→ **GIVEN EXERCISE**
For this exercise, output only the lines between the "Emit a Python" line and the "ax.spines['left'].set_bounds(-1.041, 0.54)" line, both of them included, and skip all pictures.

— start of SOURCE RECORDS —

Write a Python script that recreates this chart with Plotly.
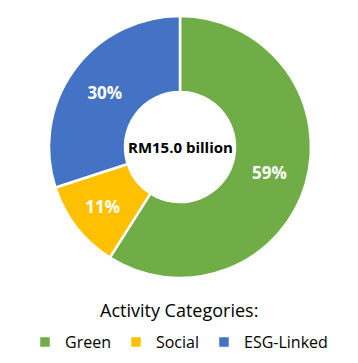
import plotly.graph_objects as go

categories = ["Green", "Social", "ESG-Linked"]
values = [59, 11, 30]
colors = ["#70AD47", "#FFC000", "#4472C4"]
center_text = "RM15.0 billion"
legend_title = "Activity Categories:"

W, H = 358, 363
cx, cy, r = 180, 147, 131
FONT = "Open Sans, Liberation Sans, sans-serif"

fig = go.Figure(go.Pie(
    labels=categories,
    values=values,
    hole=0.42,
    sort=False,
    direction="clockwise",
    rotation=0,
    marker=dict(colors=colors, line=dict(color="white", width=2.5)),
    texttemplate="<b>%{percent:.0%}</b>",
    textposition="inside",
    insidetextorientation="horizontal",
    textfont=dict(family=FONT, size=17, color="white"),
    domain=dict(x=[(cx - r) / W, (cx + r) / W], y=[(H - cy - r) / H, (H - cy + r) / H]),
    hoverinfo="label+percent",
))

fig.add_annotation(
    x=cx / W, y=(H - cy) / H, xref="paper", yref="paper",
    text="<b>" + center_text + "</b>", showarrow=False,
    font=dict(family=FONT, size=15, color="black"),
)

fig.add_annotation(
    x=0.5, y=(H - 310) / H, xref="paper", yref="paper",
    text=legend_title, showarrow=False, xanchor="center", yanchor="middle",
    font=dict(family=FONT, size=18, color="black"),
)

fig.update_layout(
    width=W, height=H,
    margin=dict(l=0, r=0, t=0, b=0),
    paper_bgcolor="white",
    plot_bgcolor="white",
    showlegend=True,
    legend=dict(
        orientation="h",
        x=0.5, xanchor="center",
        y=(H - 342) / H, yanchor="middle",
        font=dict(family=FONT, size=16, color="black"),
        itemwidth=30,
        traceorder="normal",
    ),
)

fig.write_html("out.html")
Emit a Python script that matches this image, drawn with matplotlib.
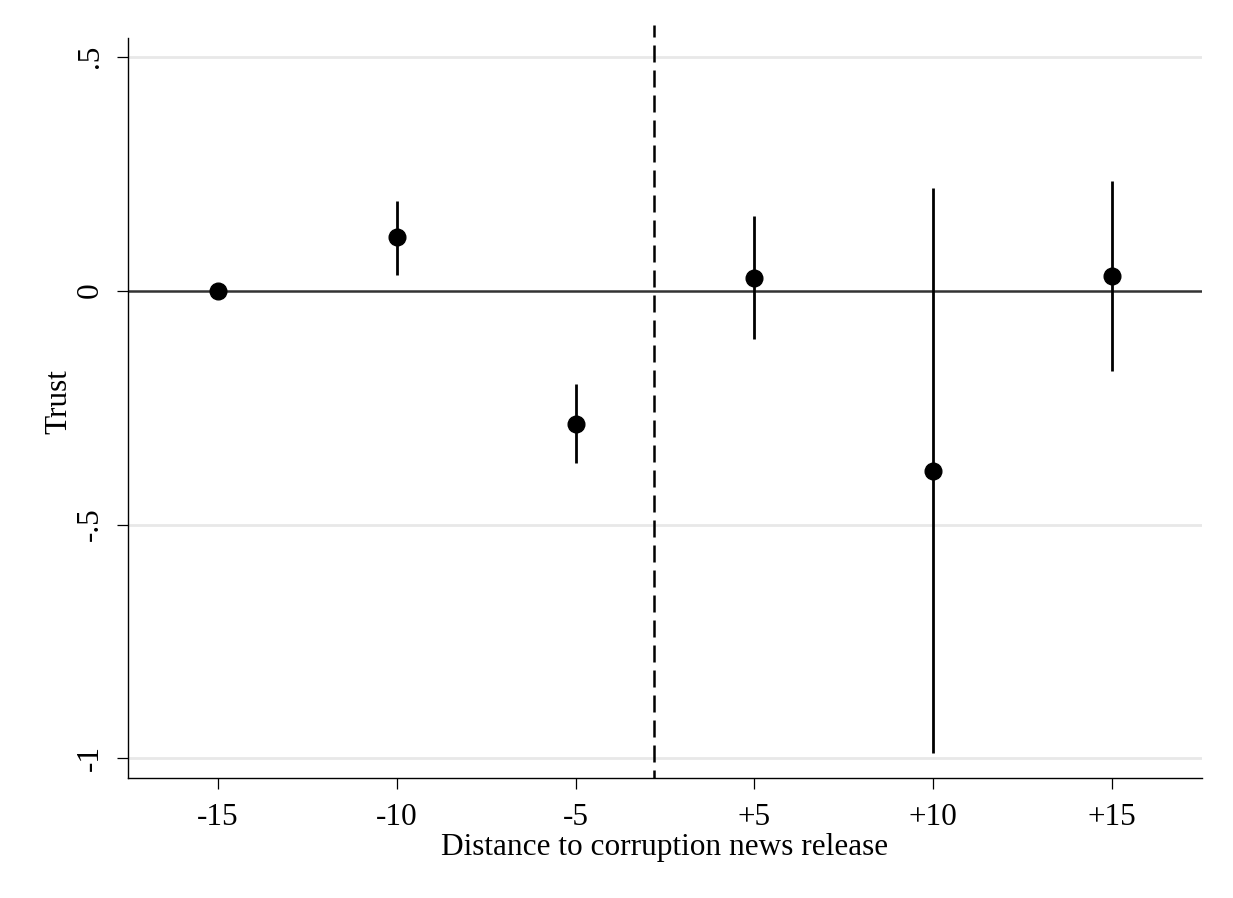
import numpy as np
import matplotlib.pyplot as plt

plt.rcParams['font.family'] = ['Liberation Serif', 'DejaVu Serif']

# event-time coefficients with 95% CI
labels = ['-15', '-10', '-5', '+5', '+10', '+15']
coef = [0.0, 0.114, -0.284, 0.028, -0.385, 0.032]
ci_low = [0.0, 0.034, -0.368, -0.104, -0.988, -0.172]
ci_high = [0.0, 0.191, -0.199, 0.160, 0.219, 0.235]

x = np.arange(1, len(labels) + 1)
coef = np.array(coef)
yerr = np.array([coef - np.array(ci_low), np.array(ci_high) - coef])

fig = plt.figure(figsize=(12.33, 8.98), dpi=100)
ax = fig.add_axes([0.1041, 0.134, 0.8705, 0.8382])

# grid lines (no grid at zero, the reference line sits there)
for g in [0.5, -0.5, -1]:
    ax.axhline(g, color='#e8e8e8', lw=2, zorder=0)
ax.axhline(0, color='#333333', lw=1.8, zorder=1)

ax.plot([3.44, 3.44], [0.568, -1.041], color='black', lw=1.8,
        linestyle=(2, (6.8, 3.2)), zorder=2)

ax.errorbar(x, coef, yerr=yerr, fmt='o', color='black', ecolor='black',
            elinewidth=2, markersize=12, capsize=0, zorder=3)

ax.set_xlim(0.5, 6.5)
ax.set_ylim(-1.041, 0.568)
ax.set_xticks(x)
ax.set_xticklabels(labels)
ax.set_yticks([-1, -0.5, 0, 0.5])
ax.set_yticklabels(['-1', '-.5', '0', '.5'], rotation=90, va='center')

for s in ['top', 'right']:
    ax.spines[s].set_visible(False)
for s in ['left', 'bottom']:
    ax.spines[s].set_linewidth(1)
ax.spines['left'].set_bounds(-1.041, 0.54)

ax.tick_params(axis='both', labelsize=22.5, length=8, width=0.9, pad=10)
ax.tick_params(axis='y', pad=9)

ax.set_xlabel('Distance to corruption news release', fontsize=22.5, labelpad=1)
ax.set_ylabel('Trust', fontsize=22.5, labelpad=2)

fig.savefig('out.png', dpi=100, facecolor='white')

— end of SOURCE RECORDS —

→ **COMPLETE ANSWER**
Emit a Python script that matches this image, drawn with matplotlib.
import numpy as np
import matplotlib.pyplot as plt

plt.rcParams['font.family'] = ['Liberation Serif', 'DejaVu Serif']

# event-time coefficients with 95% CI
labels = ['-15', '-10', '-5', '+5', '+10', '+15']
coef = [0.0, 0.114, -0.284, 0.028, -0.385, 0.032]
ci_low = [0.0, 0.034, -0.368, -0.104, -0.988, -0.172]
ci_high = [0.0, 0.191, -0.199, 0.160, 0.219, 0.235]

x = np.arange(1, len(labels) + 1)
coef = np.array(coef)
yerr = np.array([coef - np.array(ci_low), np.array(ci_high) - coef])

fig = plt.figure(figsize=(12.33, 8.98), dpi=100)
ax = fig.add_axes([0.1041, 0.134, 0.8705, 0.8382])

# grid lines (no grid at zero, the reference line sits there)
for g in [0.5, -0.5, -1]:
    ax.axhline(g, color='#e8e8e8', lw=2, zorder=0)
ax.axhline(0, color='#333333', lw=1.8, zorder=1)

ax.plot([3.44, 3.44], [0.568, -1.041], color='black', lw=1.8,
        linestyle=(2, (6.8, 3.2)), zorder=2)

ax.errorbar(x, coef, yerr=yerr, fmt='o', color='black', ecolor='black',
            elinewidth=2, markersize=12, capsize=0, zorder=3)

ax.set_xlim(0.5, 6.5)
ax.set_ylim(-1.041, 0.568)
ax.set_xticks(x)
ax.set_xticklabels(labels)
ax.set_yticks([-1, -0.5, 0, 0.5])
ax.set_yticklabels(['-1', '-.5', '0', '.5'], rotation=90, va='center')

for s in ['top', 'right']:
    ax.spines[s].set_visible(False)
for s in ['left', 'bottom']:
    ax.spines[s].set_linewidth(1)
ax.spines['left'].set_bounds(-1.041, 0.54)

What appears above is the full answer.